• [Task requirements]
Each line of the listing that contains the word "matplotlib" is to be copied.
------------------------
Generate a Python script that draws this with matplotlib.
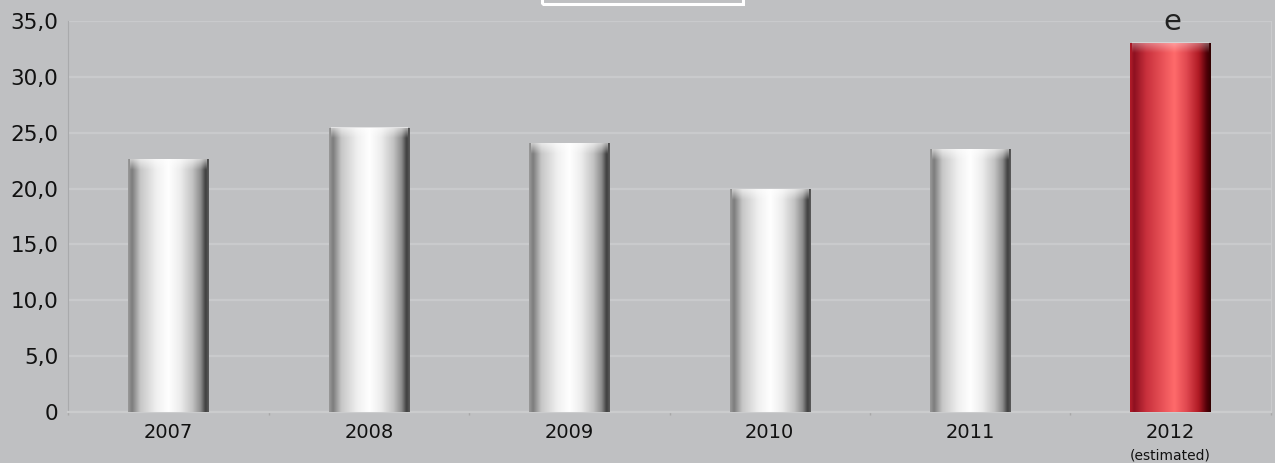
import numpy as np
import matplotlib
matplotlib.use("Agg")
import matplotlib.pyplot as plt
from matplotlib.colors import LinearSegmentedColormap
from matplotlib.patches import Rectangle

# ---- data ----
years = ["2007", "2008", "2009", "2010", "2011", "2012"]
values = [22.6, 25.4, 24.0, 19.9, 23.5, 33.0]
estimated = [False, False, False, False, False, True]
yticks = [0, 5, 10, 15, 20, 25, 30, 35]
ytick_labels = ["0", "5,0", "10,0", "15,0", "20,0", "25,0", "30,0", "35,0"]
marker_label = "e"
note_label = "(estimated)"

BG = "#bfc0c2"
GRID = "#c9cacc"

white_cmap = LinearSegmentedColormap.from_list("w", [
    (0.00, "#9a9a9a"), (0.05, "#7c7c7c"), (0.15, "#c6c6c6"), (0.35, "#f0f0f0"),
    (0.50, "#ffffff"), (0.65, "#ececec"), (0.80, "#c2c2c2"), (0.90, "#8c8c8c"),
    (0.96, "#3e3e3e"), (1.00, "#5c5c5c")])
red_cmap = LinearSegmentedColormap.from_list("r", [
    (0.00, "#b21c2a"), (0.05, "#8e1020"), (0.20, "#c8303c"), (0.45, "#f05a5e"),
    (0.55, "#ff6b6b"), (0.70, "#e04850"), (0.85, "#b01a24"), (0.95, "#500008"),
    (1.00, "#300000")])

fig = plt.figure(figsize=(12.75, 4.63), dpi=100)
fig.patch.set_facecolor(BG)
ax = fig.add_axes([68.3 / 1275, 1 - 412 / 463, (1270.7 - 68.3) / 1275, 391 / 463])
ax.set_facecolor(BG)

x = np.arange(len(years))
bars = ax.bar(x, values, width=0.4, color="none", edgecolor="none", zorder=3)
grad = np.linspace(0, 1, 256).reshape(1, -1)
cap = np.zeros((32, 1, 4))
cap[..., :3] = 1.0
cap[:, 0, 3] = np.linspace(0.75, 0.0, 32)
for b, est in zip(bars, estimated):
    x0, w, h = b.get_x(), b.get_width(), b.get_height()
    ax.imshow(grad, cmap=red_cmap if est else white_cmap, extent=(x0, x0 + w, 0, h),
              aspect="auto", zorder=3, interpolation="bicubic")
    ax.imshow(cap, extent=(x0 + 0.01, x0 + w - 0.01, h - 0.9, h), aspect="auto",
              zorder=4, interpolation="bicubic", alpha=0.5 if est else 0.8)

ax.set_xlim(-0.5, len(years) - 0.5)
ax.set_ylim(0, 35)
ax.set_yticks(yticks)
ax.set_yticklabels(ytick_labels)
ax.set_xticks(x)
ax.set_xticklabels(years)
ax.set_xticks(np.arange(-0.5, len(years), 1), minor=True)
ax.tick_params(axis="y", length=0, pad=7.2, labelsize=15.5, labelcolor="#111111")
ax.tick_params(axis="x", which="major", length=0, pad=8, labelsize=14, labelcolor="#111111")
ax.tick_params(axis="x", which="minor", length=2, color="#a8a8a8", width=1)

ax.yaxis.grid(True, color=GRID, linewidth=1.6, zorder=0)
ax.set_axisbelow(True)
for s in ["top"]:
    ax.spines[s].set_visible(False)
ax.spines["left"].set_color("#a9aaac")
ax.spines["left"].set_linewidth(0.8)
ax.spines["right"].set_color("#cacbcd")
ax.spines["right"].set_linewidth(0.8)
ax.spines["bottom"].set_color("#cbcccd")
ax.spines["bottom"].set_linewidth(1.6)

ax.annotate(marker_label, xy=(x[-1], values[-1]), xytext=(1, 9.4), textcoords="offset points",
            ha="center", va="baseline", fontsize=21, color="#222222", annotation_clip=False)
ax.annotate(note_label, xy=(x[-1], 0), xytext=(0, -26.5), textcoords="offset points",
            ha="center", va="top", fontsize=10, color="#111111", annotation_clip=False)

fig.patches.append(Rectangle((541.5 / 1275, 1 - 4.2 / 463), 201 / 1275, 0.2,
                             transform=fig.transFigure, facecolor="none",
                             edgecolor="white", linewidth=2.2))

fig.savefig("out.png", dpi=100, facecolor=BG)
------------------------
• [Exercise answer]
Generate a Python script that draws this with matplotlib.
import matplotlib
matplotlib.use("Agg")
import matplotlib.pyplot as plt
from matplotlib.colors import LinearSegmentedColormap
from matplotlib.patches import Rectangle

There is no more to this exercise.